** BEGIN PROVIDED DATA **

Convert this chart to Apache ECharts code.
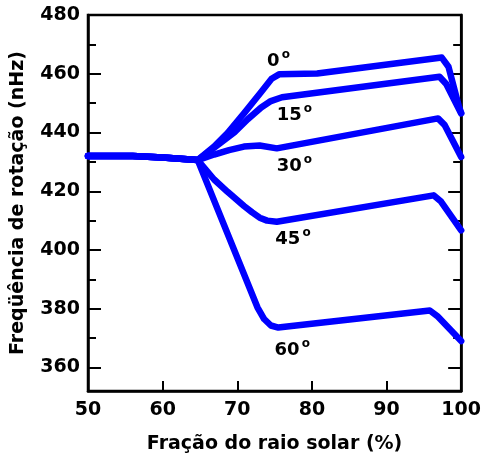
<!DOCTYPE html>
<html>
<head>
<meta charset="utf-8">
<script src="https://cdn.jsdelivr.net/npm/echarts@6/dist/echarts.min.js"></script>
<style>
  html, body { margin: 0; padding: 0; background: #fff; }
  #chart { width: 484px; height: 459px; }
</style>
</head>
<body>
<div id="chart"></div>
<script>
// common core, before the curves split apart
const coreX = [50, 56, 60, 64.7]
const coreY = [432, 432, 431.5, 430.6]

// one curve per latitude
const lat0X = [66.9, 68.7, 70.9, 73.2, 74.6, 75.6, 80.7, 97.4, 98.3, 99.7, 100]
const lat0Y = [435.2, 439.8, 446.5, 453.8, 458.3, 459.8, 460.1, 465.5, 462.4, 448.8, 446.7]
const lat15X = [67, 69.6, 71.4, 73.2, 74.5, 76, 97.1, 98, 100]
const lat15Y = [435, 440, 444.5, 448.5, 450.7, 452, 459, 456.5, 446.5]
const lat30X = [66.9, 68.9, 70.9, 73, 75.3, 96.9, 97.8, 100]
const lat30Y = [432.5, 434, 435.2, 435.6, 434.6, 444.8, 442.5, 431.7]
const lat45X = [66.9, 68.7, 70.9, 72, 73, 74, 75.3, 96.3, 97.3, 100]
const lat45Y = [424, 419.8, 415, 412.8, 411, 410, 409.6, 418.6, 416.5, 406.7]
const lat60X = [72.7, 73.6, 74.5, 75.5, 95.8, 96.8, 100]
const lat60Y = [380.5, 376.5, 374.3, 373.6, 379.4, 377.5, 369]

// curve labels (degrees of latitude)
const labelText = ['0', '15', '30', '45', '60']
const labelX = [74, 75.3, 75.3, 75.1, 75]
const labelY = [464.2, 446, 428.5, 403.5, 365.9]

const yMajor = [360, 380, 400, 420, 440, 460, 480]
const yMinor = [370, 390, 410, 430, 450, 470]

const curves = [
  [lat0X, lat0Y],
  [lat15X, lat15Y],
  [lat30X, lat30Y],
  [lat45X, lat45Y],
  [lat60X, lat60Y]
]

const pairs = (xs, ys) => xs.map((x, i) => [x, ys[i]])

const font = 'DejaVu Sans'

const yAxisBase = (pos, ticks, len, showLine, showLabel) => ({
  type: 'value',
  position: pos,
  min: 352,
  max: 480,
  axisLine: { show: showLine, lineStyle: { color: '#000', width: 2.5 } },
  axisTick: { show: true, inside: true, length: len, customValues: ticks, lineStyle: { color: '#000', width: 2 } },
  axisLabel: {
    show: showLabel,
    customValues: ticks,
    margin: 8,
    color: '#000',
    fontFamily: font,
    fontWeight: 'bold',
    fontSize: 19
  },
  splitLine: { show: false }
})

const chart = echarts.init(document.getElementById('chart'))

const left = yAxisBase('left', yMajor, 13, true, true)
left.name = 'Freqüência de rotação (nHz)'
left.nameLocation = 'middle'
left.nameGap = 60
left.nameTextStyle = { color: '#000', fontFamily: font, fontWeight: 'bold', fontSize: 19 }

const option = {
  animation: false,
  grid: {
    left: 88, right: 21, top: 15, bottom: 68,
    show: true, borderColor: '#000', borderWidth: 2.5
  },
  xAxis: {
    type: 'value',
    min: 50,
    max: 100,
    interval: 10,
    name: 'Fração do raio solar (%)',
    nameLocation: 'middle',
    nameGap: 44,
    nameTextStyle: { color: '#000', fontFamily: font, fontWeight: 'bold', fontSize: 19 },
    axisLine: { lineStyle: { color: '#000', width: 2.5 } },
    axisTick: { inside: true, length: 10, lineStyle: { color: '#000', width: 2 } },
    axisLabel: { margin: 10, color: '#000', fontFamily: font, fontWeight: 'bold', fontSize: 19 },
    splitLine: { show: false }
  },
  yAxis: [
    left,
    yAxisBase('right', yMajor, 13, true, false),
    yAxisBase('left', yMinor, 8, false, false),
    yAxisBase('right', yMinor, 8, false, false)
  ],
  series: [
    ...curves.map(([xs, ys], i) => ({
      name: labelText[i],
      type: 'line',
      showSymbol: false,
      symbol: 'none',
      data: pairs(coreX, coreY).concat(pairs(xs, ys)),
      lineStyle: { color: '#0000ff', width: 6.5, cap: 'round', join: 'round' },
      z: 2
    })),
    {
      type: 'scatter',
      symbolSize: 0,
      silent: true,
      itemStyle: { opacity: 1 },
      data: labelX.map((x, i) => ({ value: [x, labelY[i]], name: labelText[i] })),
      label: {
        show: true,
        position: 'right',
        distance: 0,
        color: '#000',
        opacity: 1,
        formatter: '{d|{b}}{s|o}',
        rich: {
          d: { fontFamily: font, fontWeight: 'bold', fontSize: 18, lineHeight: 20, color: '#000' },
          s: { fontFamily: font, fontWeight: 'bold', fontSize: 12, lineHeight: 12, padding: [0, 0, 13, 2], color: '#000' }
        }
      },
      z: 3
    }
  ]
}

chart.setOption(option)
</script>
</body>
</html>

** END PROVIDED DATA **
** BEGIN PROVIDED DATA **

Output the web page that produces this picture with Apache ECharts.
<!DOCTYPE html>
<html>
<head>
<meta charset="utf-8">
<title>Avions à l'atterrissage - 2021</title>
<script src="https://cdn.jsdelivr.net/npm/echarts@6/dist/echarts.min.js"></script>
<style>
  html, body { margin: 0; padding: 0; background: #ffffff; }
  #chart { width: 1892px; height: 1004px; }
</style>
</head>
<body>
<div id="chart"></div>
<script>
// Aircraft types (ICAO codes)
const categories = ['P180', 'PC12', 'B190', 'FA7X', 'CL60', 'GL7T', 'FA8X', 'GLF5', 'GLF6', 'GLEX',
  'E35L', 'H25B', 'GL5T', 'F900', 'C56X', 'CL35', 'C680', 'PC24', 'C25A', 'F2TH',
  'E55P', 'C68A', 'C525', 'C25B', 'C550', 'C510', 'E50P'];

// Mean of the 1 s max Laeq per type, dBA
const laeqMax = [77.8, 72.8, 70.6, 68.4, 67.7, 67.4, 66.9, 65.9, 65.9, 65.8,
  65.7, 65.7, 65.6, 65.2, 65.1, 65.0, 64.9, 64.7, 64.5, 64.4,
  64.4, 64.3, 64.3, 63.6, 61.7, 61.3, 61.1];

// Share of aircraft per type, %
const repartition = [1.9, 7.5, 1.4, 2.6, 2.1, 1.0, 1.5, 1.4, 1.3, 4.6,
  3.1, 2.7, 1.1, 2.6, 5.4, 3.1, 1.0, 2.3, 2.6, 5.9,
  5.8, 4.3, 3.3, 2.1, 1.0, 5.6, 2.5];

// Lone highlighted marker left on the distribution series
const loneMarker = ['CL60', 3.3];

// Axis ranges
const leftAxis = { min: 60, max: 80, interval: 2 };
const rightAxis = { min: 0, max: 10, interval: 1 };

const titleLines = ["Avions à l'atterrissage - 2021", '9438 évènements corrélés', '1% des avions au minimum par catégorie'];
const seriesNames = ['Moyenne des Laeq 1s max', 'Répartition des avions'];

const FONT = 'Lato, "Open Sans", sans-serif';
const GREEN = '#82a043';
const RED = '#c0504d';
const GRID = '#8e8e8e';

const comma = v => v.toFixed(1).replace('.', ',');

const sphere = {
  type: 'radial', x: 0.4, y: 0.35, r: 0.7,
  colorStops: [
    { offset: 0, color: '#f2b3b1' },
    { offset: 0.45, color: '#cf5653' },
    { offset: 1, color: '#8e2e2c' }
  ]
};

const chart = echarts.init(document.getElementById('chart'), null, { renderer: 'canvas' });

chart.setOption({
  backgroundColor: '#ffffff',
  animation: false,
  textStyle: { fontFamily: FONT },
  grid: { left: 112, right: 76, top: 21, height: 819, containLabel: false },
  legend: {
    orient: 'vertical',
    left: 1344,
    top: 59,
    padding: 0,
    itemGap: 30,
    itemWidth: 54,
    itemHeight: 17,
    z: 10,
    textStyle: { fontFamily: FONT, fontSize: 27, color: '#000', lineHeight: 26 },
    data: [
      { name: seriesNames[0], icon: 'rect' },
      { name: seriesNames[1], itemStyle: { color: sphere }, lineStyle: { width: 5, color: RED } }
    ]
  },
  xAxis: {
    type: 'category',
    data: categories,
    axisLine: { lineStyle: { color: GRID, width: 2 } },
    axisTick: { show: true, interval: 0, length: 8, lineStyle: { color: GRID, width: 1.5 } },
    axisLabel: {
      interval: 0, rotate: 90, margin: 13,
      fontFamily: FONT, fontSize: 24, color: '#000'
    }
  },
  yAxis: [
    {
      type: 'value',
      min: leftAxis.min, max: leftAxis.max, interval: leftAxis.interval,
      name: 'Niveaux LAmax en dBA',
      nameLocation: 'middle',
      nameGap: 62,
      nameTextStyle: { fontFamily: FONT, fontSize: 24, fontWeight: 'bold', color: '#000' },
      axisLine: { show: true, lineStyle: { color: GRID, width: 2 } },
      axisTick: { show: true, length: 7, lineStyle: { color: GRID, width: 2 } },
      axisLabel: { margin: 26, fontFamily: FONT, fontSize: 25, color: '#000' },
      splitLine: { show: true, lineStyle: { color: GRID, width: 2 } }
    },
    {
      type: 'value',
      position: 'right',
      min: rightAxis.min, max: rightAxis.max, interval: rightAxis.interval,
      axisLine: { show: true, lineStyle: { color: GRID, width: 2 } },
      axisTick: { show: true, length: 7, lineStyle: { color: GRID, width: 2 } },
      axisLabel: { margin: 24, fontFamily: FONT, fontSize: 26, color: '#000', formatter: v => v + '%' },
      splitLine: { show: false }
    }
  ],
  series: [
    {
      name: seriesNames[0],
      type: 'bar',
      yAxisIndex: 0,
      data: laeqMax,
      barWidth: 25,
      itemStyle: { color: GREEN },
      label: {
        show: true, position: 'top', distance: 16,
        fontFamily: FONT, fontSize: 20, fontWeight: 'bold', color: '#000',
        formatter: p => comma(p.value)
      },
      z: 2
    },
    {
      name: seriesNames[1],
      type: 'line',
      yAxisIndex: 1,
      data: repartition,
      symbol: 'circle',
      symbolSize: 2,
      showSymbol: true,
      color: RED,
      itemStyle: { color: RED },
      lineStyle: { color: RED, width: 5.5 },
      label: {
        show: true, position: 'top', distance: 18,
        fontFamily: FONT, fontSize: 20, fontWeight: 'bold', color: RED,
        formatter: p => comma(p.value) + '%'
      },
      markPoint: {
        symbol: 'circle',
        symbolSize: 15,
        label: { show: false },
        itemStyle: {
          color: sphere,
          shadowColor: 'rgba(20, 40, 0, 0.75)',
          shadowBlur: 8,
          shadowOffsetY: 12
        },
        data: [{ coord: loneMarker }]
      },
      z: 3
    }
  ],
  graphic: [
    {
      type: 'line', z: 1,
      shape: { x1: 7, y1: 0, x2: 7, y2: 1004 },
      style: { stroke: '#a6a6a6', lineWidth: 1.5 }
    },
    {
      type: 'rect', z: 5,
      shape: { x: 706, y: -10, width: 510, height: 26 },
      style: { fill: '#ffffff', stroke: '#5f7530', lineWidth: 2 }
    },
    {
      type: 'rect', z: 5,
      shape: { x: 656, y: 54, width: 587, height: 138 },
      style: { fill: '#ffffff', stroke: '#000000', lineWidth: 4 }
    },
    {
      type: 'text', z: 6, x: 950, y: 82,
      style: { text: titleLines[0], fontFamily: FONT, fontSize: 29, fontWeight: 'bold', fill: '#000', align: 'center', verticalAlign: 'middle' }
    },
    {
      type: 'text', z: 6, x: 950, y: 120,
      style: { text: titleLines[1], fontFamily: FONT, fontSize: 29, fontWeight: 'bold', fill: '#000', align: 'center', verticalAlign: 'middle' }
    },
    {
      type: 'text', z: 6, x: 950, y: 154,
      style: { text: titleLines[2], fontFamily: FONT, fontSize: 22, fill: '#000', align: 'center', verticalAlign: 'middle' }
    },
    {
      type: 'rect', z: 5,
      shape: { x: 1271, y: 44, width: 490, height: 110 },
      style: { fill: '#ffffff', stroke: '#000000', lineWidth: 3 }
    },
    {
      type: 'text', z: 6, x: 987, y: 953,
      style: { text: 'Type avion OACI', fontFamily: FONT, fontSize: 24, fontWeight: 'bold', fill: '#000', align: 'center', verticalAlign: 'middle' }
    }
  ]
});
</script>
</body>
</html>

** END PROVIDED DATA **

PROBLEM TO WORK ON -
Check each line of the entries above for the word "Apache". List the ones that have it.

TASK ANSWER -
Convert this chart to Apache ECharts code.
Output the web page that produces this picture with Apache ECharts.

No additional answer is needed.